Wednesday, September 8, 2010

An Enjoyable Bromide

This book is a necessary book, not because the reader should agree with all of Howard Zinn's ideas--he occasionally drifts off into ranting, especially in his chapter on the Clinton presidency---but because Zinn poses explanations for events in US history that are plausible. The idea that the top one percent of US society has since the inception of this country held its position by maintaining divisions among those below it makes sense given the current distribution of wealth in this country.

What strikes me as unconvincing is his claim that the slightly privileged (mostly middle-class whites) have been used as a buffer against potential concerted action by society's losers. He provides evidence that suggests that this might be the case (uncited eveidence, as this is a history written for a wide audience), but I didn't see conclusive proof of the grand conspiracy against the downtrodden. In many cases, Zinn quotes three of four people whose cases might mean they were victims of calculated exploitation.

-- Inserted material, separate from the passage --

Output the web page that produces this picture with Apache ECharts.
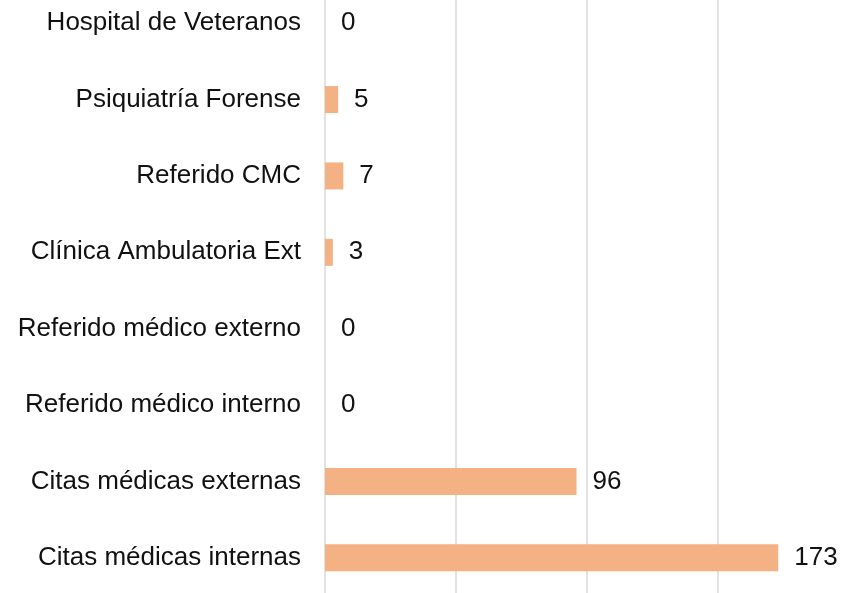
<!DOCTYPE html>
<html>
<head>
<meta charset="utf-8">
<script src="https://cdn.jsdelivr.net/npm/echarts@6/dist/echarts.min.js"></script>
<style>
  html, body { margin: 0; padding: 0; background: #fff; }
  #main { width: 846px; height: 593px; }
</style>
</head>
<body>
<div id="main"></div>
<script>
// categories from bottom to top
var categories = [
    'Citas médicas internas',
    'Citas médicas externas',
    'Referido médico interno',
    'Referido médico externo',
    'Clínica Ambulatoria Ext',
    'Referido CMC',
    'Psiquiatría Forense',
    'Hospital de Veteranos'
];
var values = [173, 96, 0, 0, 3, 7, 5, 0];

var myChart = echarts.init(document.getElementById('main'));
var option = {
    animation: false,
    textStyle: { fontFamily: 'Liberation Sans, Arial, sans-serif' },
    grid: {
        left: 325,
        top: -15,
        width: 524,
        height: 611,
        containLabel: false,
        outerBoundsMode: 'none'
    },
    xAxis: {
        type: 'value',
        min: 0,
        max: 200,
        interval: 50,
        axisLabel: { show: false },
        axisLine: { show: false },
        axisTick: { show: false },
        splitLine: { lineStyle: { color: '#d9d9d9', width: 1.5 } }
    },
    yAxis: {
        type: 'category',
        data: categories,
        axisLine: { show: false },
        axisTick: { show: false },
        axisLabel: {
            margin: 24,
            fontSize: 26,
            color: '#111'
        }
    },
    series: [{
        type: 'bar',
        data: values,
        barWidth: 27,
        itemStyle: { color: '#F4B183' },
        label: {
            show: true,
            position: 'right',
            distance: 16,
            fontSize: 26,
            color: '#111'
        }
    }]
};
myChart.setOption(option);
</script>
</body>
</html>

The value of this book, in my eyes, is as a corrective of the great men, great country interpretation of US history that I was fed in middle school and high school. Every society, after all, is made up of a small minority of winners and a mass of losers. What Zinn does is that, by strongly suggesting that the US is no different than elsewhere, he deflates the notion that this is a special land.

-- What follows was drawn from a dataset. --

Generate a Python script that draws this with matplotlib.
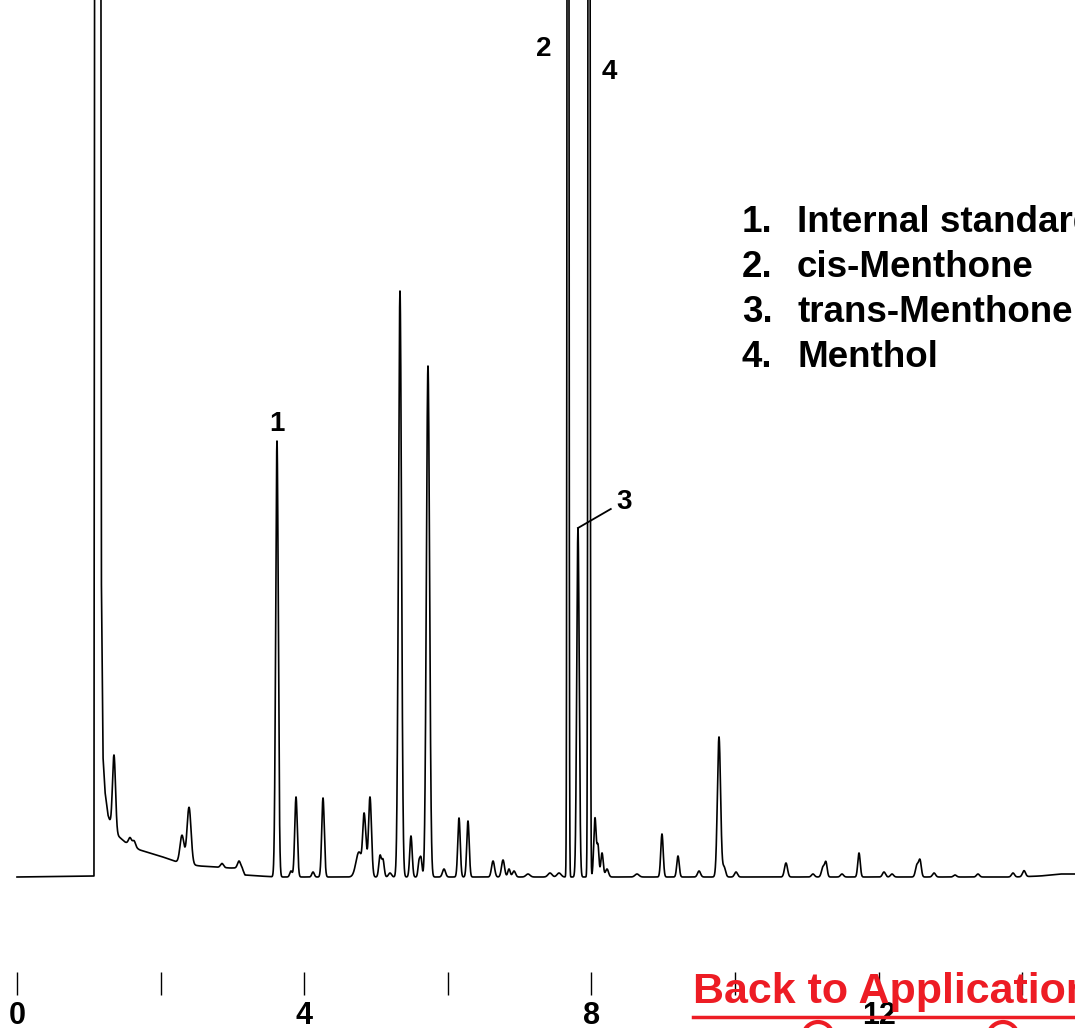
import numpy as np
import matplotlib
matplotlib.use('Agg')
import matplotlib.pyplot as plt
from matplotlib.patches import Ellipse

plt.rcParams['font.family'] = ['Liberation Sans', 'DejaVu Sans']

# retention times (min), peak heights (above baseline) and widths (sigma, min)
peak_rt = [1.351, 1.574, 1.630, 2.298, 2.396, 2.855, 3.092, 3.621, 3.816, 3.886,
           4.123, 4.262, 4.763, 4.833, 4.861, 4.916, 5.056, 5.097, 5.195, 5.334,
           5.487, 5.599, 5.627, 5.724, 5.947, 6.156, 6.281, 6.630, 6.769, 6.852,
           6.922, 7.117, 7.423, 7.549, 7.674, 7.813, 7.967, 8.050, 8.092, 8.148,
           8.217, 8.635, 8.983, 9.206, 9.499, 9.777, 9.847, 10.014, 10.710, 11.086,
           11.226, 11.267, 11.490, 11.727, 12.075, 12.187, 12.535, 12.577, 12.772, 13.064,
           13.384, 13.872, 14.025]
peak_h = [75, 7, 6, 28, 57, 4, 7, 436, 6, 80,
          5, 79, 25, 55, 20, 80, 21, 17, 4, 586,
          41, 15, 18, 511, 8, 59, 56, 16, 17, 8,
          6, 3, 4, 4, 3000, 349, 3000, 59, 30, 24,
          8, 3, 43, 21, 6, 140, 10, 5, 14, 3,
          10, 14, 3, 24, 5, 3, 12, 16, 4, 2,
          3, 4, 6]
peak_w = [0.021, 0.021, 0.021, 0.028, 0.028, 0.021, 0.021, 0.018, 0.017, 0.018,
          0.017, 0.018, 0.042, 0.018, 0.014, 0.021, 0.017, 0.017, 0.021, 0.021,
          0.017, 0.014, 0.014, 0.022, 0.021, 0.017, 0.017, 0.021, 0.021, 0.017,
          0.021, 0.028, 0.028, 0.028, 0.009, 0.017, 0.010, 0.017, 0.014, 0.017,
          0.021, 0.028, 0.017, 0.017, 0.021, 0.022, 0.021, 0.021, 0.021, 0.021,
          0.021, 0.017, 0.021, 0.017, 0.021, 0.021, 0.021, 0.018, 0.021, 0.021,
          0.021, 0.021, 0.021]

# solvent front + drifting baseline (min, signal)
base_t = [0.0, 1.072, 1.100, 1.150, 1.175, 1.198, 1.226, 1.267, 1.309, 1.393,
          1.504, 1.713, 1.992, 2.270, 2.549, 2.967, 3.134, 3.175, 3.384, 3.6,
          13.9, 14.25, 14.53, 14.74]
base_s = [0, 1, 3000, 3000, 300, 120, 85, 62, 52, 42,
          35, 27, 21, 14, 11, 9, 9, 2, 1, 0,
          0, 1, 3, 3]

tick_pos = [0, 2, 4, 6, 8, 10, 12, 14]
tick_lab = ['0', '', '4', '', '8', '', '12', '']
legend_num = ['1.', '2.', '3.', '4.']
legend_name = ['Internal standard', 'cis-Menthone', 'trans-Menthone', 'Menthol']

t = np.arange(0.0, 14.74, 0.001)
sig = np.interp(t, base_t, base_s)
for rt, h, w in zip(peak_rt, peak_h, peak_w):
    sig = sig + h * np.exp(-0.5 * ((t - rt) / w) ** 2)

fig = plt.figure(figsize=(10.75, 10.28), dpi=100)
ax = fig.add_axes([0, 0, 1, 1])
ax.set_xlim(-17 / 71.8, 1058 / 71.8)
ax.set_ylim(-151, 877)
ax.axis('off')

ax.plot(t, sig, color='black', lw=1.2, zorder=3)

# peak labels
ax.text(peak_rt[7], 453, '1', fontsize=20, fontweight='bold', ha='center', va='center')
ax.text(7.34, 828, '2', fontsize=20, fontweight='bold', ha='center', va='center')
ax.text(8.245, 805, '4', fontsize=20, fontweight='bold', ha='center', va='center')
ax.text(8.455, 375, '3', fontsize=20, fontweight='bold', ha='center', va='center')
ax.plot([peak_rt[35], 8.27], [peak_h[35], 368], color='black', lw=1.3)

# legend block
for i, (n, name) in enumerate(zip(legend_num, legend_name)):
    y = 1 - (222 + 45.3 * i) / 1028
    fig.text(742 / 1075, y, n, fontsize=26.5, fontweight='bold', va='center', ha='left')
    fig.text(797 / 1075, y, name, fontsize=26.5, fontweight='bold', va='center', ha='left')

# link text at the bottom
fig.text(693 / 1075, 1 - 992 / 1028, 'Back to Application', color='#ED1C24',
         fontsize=31, fontweight='bold', va='center', ha='left', zorder=2)
fig.add_artist(plt.Line2D([693 / 1075, 1.0], [1 - 1017 / 1028] * 2, color='#ED1C24', lw=2.5))
for cx in [818, 1003]:
    fig.add_artist(Ellipse((cx / 1075, 1 - 1037 / 1028), 30 / 1075, 30 / 1028,
                           facecolor='none', edgecolor='#ED1C24', lw=3))

# time axis ticks
ax.vlines(tick_pos, -118, -95, color='black', lw=1.0, zorder=4)
for p, lab in zip(tick_pos, tick_lab):
    if lab:
        ax.text(p, -139, lab, fontsize=22, fontweight='bold', ha='center', va='center',
                zorder=4)

fig.savefig('out.png', dpi=100)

The culture that might be considered an anomoly to what he sees in the US was the pre-Columbus Native American culture, which held most everything in common and was ignorant of monetary culture. So in a sense, Zinn weeps for a lost, ireetrievable past.

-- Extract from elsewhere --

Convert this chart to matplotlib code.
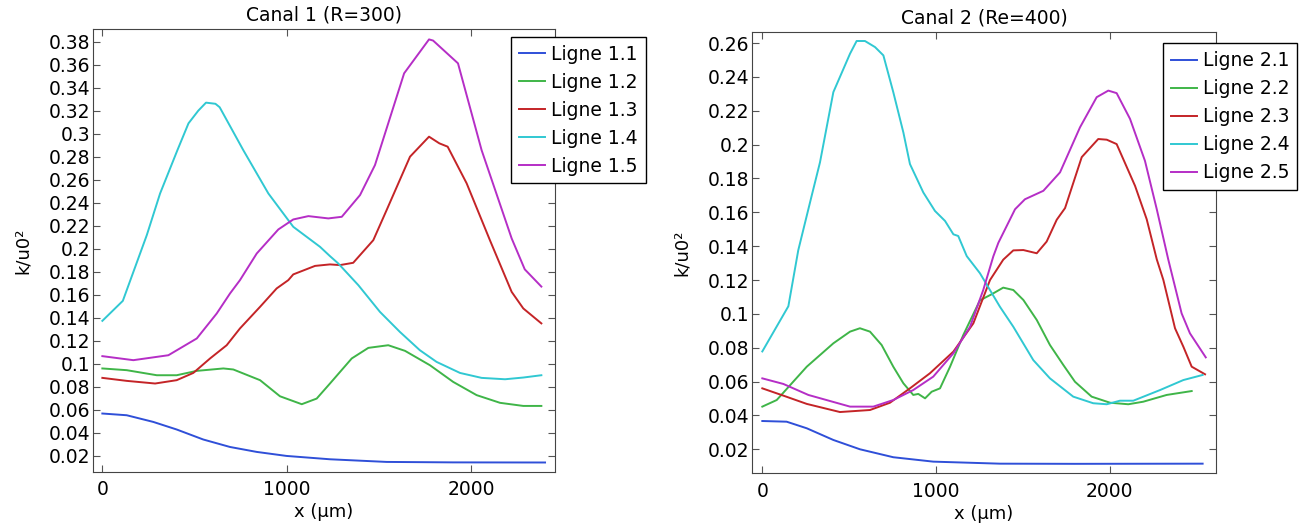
import matplotlib.pyplot as plt
from matplotlib.ticker import FuncFormatter, MultipleLocator

# Canal 1 (R=300)
x11 = [0, 132, 276, 403, 547, 692, 837, 999, 1234, 1541, 1900, 2400]
y11 = [0.0566, 0.0551, 0.0493, 0.0427, 0.034, 0.0275, 0.0232, 0.0197, 0.0168, 0.0145, 0.0141, 0.014]

x12 = [0, 132, 295, 403, 512, 656, 710, 855, 963, 1081, 1162, 1234, 1352, 1442, 1550, 1641,
       1776, 1902, 2029, 2156, 2282, 2380]
y12 = [0.0958, 0.0943, 0.0899, 0.0899, 0.0937, 0.0958, 0.0949, 0.0856, 0.0716, 0.0647, 0.0696,
       0.0827, 0.1045, 0.1137, 0.116, 0.1111, 0.0986, 0.0841, 0.0726, 0.0659, 0.0632, 0.0632]

x13 = [0, 132, 286, 403, 493, 584, 674, 746, 855, 945, 1008, 1035, 1153, 1234, 1288, 1360,
       1469, 1541, 1668, 1771, 1827, 1872, 1975, 2101, 2219, 2282, 2380]
y13 = [0.0876, 0.085, 0.0827, 0.0856, 0.0919, 0.1045, 0.116, 0.1306, 0.1494, 0.1654, 0.1726,
       0.1776, 0.185, 0.1863, 0.1857, 0.1877, 0.2074, 0.2335, 0.28, 0.2974, 0.2916, 0.2887,
       0.2568, 0.2074, 0.1624, 0.148, 0.135]

x14 = [0, 111, 241, 313, 407, 467, 520, 562, 613, 636, 764, 900, 1035, 1180, 1234, 1279, 1388,
       1505, 1613, 1721, 1812, 1939, 2056, 2183, 2282, 2380]
y14 = [0.1372, 0.1546, 0.2118, 0.248, 0.2857, 0.309, 0.32, 0.327, 0.326, 0.323, 0.2857, 0.248,
       0.219, 0.2016, 0.1935, 0.1871, 0.1682, 0.145, 0.1276, 0.1117, 0.1015, 0.0919, 0.0876,
       0.0864, 0.0879, 0.0899]

x15 = [0, 168, 358, 512, 620, 692, 746, 837, 954, 1035, 1117, 1225, 1298, 1397, 1478, 1636,
       1771, 1793, 1928, 2056, 2219, 2290, 2380]
y15 = [0.1065, 0.103, 0.1073, 0.1219, 0.1436, 0.161, 0.1726, 0.1958, 0.2167, 0.2254, 0.2283,
       0.2263, 0.2277, 0.2466, 0.2727, 0.3525, 0.382, 0.381, 0.3612, 0.2857, 0.2089, 0.182, 0.167]

# Canal 2 (Re=400)
x21 = [0, 140, 256, 409, 562, 754, 984, 1368, 1800, 2535]
y21 = [0.0367, 0.0363, 0.0324, 0.0255, 0.02, 0.0153, 0.0127, 0.0115, 0.0114, 0.0115]

x22 = [0, 83, 256, 409, 505, 562, 620, 687, 754, 812, 869, 898, 937, 975, 1023, 1081, 1157,
       1253, 1321, 1387, 1445, 1503, 1580, 1656, 1733, 1800, 1896, 2002, 2107, 2193, 2328, 2472]
y22 = [0.0452, 0.0491, 0.0688, 0.0826, 0.0895, 0.0915, 0.0895, 0.0816, 0.0688, 0.059, 0.0521,
       0.0527, 0.0501, 0.054, 0.056, 0.0688, 0.0875, 0.108, 0.1116, 0.1155, 0.1141, 0.1082,
       0.0964, 0.0816, 0.0698, 0.0599, 0.0511, 0.0475, 0.0466, 0.0481, 0.0521, 0.0544]

x23 = [0, 121, 256, 447, 620, 735, 850, 965, 1100, 1215, 1311, 1387, 1445, 1503, 1580, 1637,
       1695, 1743, 1839, 1934, 1983, 2040, 2146, 2213, 2271, 2309, 2376, 2424, 2472, 2549]
y23 = [0.056, 0.0517, 0.0468, 0.042, 0.0432, 0.0475, 0.056, 0.0649, 0.0777, 0.0944, 0.12, 0.132,
       0.1375, 0.1377, 0.1358, 0.1427, 0.1556, 0.1625, 0.1926, 0.2033, 0.2029, 0.2003, 0.1756,
       0.1559, 0.1322, 0.12, 0.0915, 0.0806, 0.0688, 0.0643]

x24 = [0, 150, 207, 284, 332, 409, 505, 543, 591, 649, 697, 754, 812, 850, 927, 994, 1052,
       1100, 1128, 1177, 1253, 1368, 1445, 1560, 1656, 1790, 1905, 1983, 2059, 2136, 2290,
       2424, 2535]
y24 = [0.0778, 0.1045, 0.1376, 0.1697, 0.1895, 0.231, 0.2537, 0.2612, 0.2612, 0.2576, 0.2527,
       0.231, 0.2072, 0.1885, 0.1717, 0.1608, 0.1549, 0.147, 0.146, 0.1341, 0.124, 0.1042,
       0.0924, 0.0727, 0.0619, 0.0511, 0.0472, 0.0466, 0.0487, 0.0487, 0.055, 0.0609, 0.0639]

x25 = [0, 121, 265, 505, 639, 754, 869, 984, 1100, 1196, 1272, 1330, 1359, 1455, 1512, 1618,
       1714, 1829, 1925, 1992, 2040, 2117, 2203, 2271, 2337, 2414, 2462, 2553]
y25 = [0.0619, 0.0586, 0.0521, 0.0452, 0.0452, 0.0491, 0.055, 0.0629, 0.0767, 0.0924, 0.1141,
       0.134, 0.142, 0.1618, 0.1677, 0.1727, 0.1836, 0.2102, 0.228, 0.2319, 0.2304, 0.2152,
       0.1904, 0.1618, 0.1322, 0.1003, 0.0885, 0.0743]

COULEURS = ["#2f4fd8", "#3fb548", "#c42427", "#30c8d2", "#b52ec6"]

plt.rcParams["font.family"] = "DejaVu Sans"
plt.rcParams["font.size"] = 13.5


def fmt(v, pos):
    return f"{v:.2f}".rstrip("0")


def tracer(ax, series, noms, titre, xlim, ylim, leg_pos):
    for (xs, ys), nom, c in zip(series, noms, COULEURS):
        ax.plot(xs, ys, color=c, lw=1.4, label=nom)
    ax.set_xlim(*xlim)
    ax.set_ylim(*ylim)
    ax.set_title(titre, fontsize=13.5, pad=6)
    ax.set_xlabel("x (µm)", fontsize=13, labelpad=3)
    ax.set_ylabel("k/u0²", fontsize=13, labelpad=12)
    ax.xaxis.set_major_locator(MultipleLocator(1000))
    ax.yaxis.set_major_locator(MultipleLocator(0.02))
    ax.yaxis.set_major_formatter(FuncFormatter(fmt))
    ax.tick_params(direction="in", top=True, right=True, length=5, color="#555555",
                   labelsize=13.5)
    ax.tick_params(axis="x", pad=6)
    ax.tick_params(axis="y", pad=2)
    for s in ax.spines.values():
        s.set_color("#444444")
    ax.legend(loc="upper left", bbox_to_anchor=leg_pos, bbox_transform=fig.transFigure,
              fancybox=False, edgecolor="black", framealpha=1, fontsize=13.5,
              handlelength=1.4, handletextpad=0.32, borderpad=0.42, labelspacing=0.48,
              borderaxespad=0)


fig = plt.figure(figsize=(13.01, 5.23), dpi=100)
ax1 = fig.add_axes([0.0713, 0.0981, 0.3553, 0.8459])
ax2 = fig.add_axes([0.5782, 0.095, 0.3562, 0.8444])

tracer(ax1, [(x11, y11), (x12, y12), (x13, y13), (x14, y14), (x15, y15)],
       ["Ligne 1.1", "Ligne 1.2", "Ligne 1.3", "Ligne 1.4", "Ligne 1.5"],
       "Canal 1 (R=300)", (-52, 2454), (0.006, 0.3908), (0.3928, 0.9298))
tracer(ax2, [(x21, y21), (x22, y22), (x23, y23), (x24, y24), (x25, y25)],
       ["Ligne 2.1", "Ligne 2.2", "Ligne 2.3", "Ligne 2.4", "Ligne 2.5"],
       "Canal 2 (Re=400)", (-58, 2610), (0.0058, 0.2667), (0.8937, 0.9172))

fig.savefig("out.png", dpi=100)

This a book that every educated person should know about and enjoy reading--for Zinn is a fine writer. It needs to be part of the discussion of US history.

Sunday, September 5, 2010

The End of the Novel

There was a time, once, when a novelist’s examination of, and rumination over, the mind of her subject made some sense, but no longer. Tolstoy devoted hundreds of pages to the slow, painful, psychological demise of Anna Karenina, for example, as did Dostoevsky toward Raskolnikov. I am now thinking of Theodor Dreiser’s account of the slow descent ofHurstwood in Sister Carrie.
The point is not that the writer’s trade has diminished or that style has gone awry; it is a crisis of a poverty of subject. That is to say, a media-addled, morally indifferent subject simply isn’t worthy of anyone’s time—on the writing or reading end of things. There is simply no depth to the recent personality—why would there be? Gameboy and immediate gratification? The novel is the improper form for such an audience. The novelist should meet them on their own terms—the 140-character (as it currently stands) snippet of comment. The nuanced commentary is decaying fruit.
I was once a research librarian at a major university. In 1999, I found myself aghast at the indifference of graduate students to the possibilities that lay within the stacks. Whenever I fielded a question from a graduate student and pointed them to the dark, mystery-ridden floors of stacks of books that loomed behind me, “Nah,” they would reply, “Way back there? Anything on the web?” With that, we would make our way, the grad student waddling some distance behind me, toward the bank of computers that lined the walls of the coffee shop/library. I can only imagine what the students are like today.
People seeking the quick out, the immediate solution, are not worth study. Why would anyone write about them?